§ GIVEN EXERCISE
In the listing below, find every line with the string "that" and pull it out.

§ RECORDS PROVIDED
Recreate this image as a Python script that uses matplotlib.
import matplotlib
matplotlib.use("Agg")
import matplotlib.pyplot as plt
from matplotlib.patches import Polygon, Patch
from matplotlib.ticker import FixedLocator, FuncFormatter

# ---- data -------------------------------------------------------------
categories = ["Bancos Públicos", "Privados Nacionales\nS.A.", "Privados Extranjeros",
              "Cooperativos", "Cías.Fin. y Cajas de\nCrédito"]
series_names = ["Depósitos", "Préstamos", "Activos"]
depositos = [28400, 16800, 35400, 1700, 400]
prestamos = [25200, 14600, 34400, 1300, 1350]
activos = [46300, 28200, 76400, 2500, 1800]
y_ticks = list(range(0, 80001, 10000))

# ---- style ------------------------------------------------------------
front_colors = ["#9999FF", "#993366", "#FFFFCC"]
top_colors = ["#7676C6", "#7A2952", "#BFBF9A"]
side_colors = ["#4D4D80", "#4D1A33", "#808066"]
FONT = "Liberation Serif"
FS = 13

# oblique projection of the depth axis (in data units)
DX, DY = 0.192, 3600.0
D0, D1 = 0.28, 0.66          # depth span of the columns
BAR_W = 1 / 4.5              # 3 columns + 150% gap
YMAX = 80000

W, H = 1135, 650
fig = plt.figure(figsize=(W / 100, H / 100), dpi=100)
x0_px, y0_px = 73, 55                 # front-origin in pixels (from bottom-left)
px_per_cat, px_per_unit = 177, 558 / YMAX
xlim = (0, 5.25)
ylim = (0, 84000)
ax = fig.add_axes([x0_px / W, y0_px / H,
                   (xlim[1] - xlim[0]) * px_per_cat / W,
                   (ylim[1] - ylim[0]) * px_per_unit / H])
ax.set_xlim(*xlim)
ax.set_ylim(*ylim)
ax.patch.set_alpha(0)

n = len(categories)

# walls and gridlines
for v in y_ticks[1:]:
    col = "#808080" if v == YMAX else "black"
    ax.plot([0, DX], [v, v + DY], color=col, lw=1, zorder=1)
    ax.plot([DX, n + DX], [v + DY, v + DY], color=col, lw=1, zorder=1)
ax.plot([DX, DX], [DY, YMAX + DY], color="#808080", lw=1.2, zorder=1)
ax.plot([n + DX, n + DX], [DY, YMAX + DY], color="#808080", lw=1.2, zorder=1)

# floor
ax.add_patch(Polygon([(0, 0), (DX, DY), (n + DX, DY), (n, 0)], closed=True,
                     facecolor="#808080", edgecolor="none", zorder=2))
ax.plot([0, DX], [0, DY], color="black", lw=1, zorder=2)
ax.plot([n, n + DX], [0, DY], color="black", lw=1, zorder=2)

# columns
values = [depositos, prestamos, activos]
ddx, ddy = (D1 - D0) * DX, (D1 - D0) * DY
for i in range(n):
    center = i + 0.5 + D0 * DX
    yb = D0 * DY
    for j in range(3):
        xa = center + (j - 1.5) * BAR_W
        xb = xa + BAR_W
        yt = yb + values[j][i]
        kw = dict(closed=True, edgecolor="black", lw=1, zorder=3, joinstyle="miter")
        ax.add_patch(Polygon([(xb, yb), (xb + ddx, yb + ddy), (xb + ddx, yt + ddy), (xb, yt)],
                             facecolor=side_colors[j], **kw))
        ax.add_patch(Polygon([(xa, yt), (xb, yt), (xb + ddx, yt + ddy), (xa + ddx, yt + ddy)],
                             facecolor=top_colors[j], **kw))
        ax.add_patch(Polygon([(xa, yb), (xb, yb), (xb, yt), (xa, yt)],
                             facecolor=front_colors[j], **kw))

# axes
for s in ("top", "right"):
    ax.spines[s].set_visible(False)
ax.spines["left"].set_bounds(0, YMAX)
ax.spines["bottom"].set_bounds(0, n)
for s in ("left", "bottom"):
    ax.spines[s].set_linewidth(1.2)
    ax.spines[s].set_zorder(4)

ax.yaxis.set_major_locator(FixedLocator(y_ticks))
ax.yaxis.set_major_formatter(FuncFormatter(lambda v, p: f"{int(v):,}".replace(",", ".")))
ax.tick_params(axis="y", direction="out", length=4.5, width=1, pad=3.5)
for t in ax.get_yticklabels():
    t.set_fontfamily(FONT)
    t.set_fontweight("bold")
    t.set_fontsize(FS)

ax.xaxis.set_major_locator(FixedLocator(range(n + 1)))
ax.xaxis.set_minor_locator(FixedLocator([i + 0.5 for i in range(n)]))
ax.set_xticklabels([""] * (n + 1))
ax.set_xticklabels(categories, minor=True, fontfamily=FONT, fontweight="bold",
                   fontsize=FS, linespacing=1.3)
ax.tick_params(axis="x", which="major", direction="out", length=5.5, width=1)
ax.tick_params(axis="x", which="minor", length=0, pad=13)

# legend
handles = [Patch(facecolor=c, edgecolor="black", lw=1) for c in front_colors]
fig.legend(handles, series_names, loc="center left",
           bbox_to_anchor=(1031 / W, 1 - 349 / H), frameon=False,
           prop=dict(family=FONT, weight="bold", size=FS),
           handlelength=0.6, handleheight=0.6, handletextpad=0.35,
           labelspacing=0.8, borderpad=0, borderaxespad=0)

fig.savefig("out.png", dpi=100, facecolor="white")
...
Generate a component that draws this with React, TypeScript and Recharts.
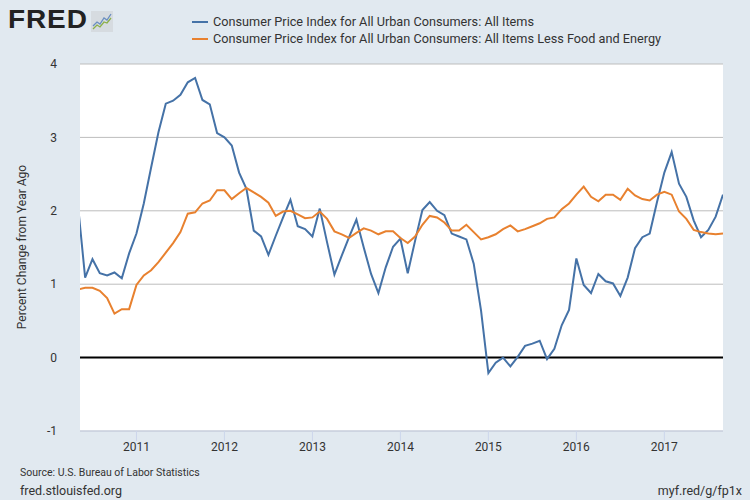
--
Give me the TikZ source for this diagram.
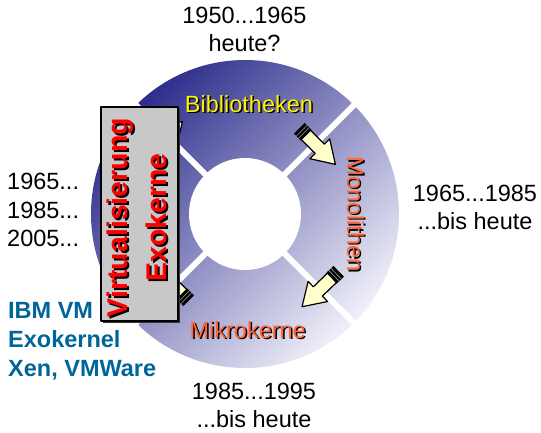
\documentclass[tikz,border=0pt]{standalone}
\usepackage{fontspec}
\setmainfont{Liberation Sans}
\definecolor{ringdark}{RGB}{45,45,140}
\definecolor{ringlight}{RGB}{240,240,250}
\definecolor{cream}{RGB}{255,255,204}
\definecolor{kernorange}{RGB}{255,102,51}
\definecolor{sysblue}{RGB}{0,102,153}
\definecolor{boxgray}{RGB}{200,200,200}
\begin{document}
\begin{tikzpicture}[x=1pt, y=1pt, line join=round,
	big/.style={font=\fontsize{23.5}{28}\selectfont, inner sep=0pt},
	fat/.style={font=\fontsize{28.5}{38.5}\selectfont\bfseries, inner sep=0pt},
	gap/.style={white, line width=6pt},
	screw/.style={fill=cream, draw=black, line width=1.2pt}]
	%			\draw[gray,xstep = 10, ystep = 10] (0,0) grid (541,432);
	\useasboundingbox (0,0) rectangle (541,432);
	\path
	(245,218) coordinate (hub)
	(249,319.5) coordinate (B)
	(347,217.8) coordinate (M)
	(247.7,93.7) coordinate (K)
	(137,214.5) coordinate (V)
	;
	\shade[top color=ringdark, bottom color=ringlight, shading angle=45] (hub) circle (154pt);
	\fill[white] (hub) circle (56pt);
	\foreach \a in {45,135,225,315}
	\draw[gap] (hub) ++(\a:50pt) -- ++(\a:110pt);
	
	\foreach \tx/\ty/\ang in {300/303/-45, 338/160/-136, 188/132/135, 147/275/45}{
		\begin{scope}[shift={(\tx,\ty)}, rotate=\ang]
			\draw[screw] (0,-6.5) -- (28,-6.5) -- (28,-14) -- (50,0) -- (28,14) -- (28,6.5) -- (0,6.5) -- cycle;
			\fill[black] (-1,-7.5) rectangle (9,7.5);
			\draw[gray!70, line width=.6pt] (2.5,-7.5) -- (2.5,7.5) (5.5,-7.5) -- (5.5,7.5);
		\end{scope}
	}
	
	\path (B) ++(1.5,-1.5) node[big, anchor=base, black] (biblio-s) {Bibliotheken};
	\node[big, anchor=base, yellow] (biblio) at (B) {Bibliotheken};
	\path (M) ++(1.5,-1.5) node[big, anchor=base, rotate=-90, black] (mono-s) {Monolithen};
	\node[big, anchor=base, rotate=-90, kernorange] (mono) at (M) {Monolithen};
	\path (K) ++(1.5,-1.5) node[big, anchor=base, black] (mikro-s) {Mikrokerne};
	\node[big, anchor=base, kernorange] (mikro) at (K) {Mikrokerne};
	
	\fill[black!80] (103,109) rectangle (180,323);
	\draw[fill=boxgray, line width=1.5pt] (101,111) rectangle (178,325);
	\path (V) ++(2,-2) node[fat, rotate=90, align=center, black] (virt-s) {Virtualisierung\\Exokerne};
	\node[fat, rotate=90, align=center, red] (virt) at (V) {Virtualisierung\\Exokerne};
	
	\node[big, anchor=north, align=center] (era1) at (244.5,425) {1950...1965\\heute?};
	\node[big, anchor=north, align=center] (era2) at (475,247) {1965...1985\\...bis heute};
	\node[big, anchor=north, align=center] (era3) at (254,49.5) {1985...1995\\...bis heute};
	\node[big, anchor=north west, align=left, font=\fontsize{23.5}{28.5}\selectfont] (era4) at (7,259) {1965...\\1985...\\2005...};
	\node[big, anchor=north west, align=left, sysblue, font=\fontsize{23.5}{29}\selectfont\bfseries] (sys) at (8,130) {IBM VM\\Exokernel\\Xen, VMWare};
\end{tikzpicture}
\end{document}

§ PROBLEM SOLUTION
Recreate this image as a Python script that uses matplotlib.
Generate a component that draws this with React, TypeScript and Recharts.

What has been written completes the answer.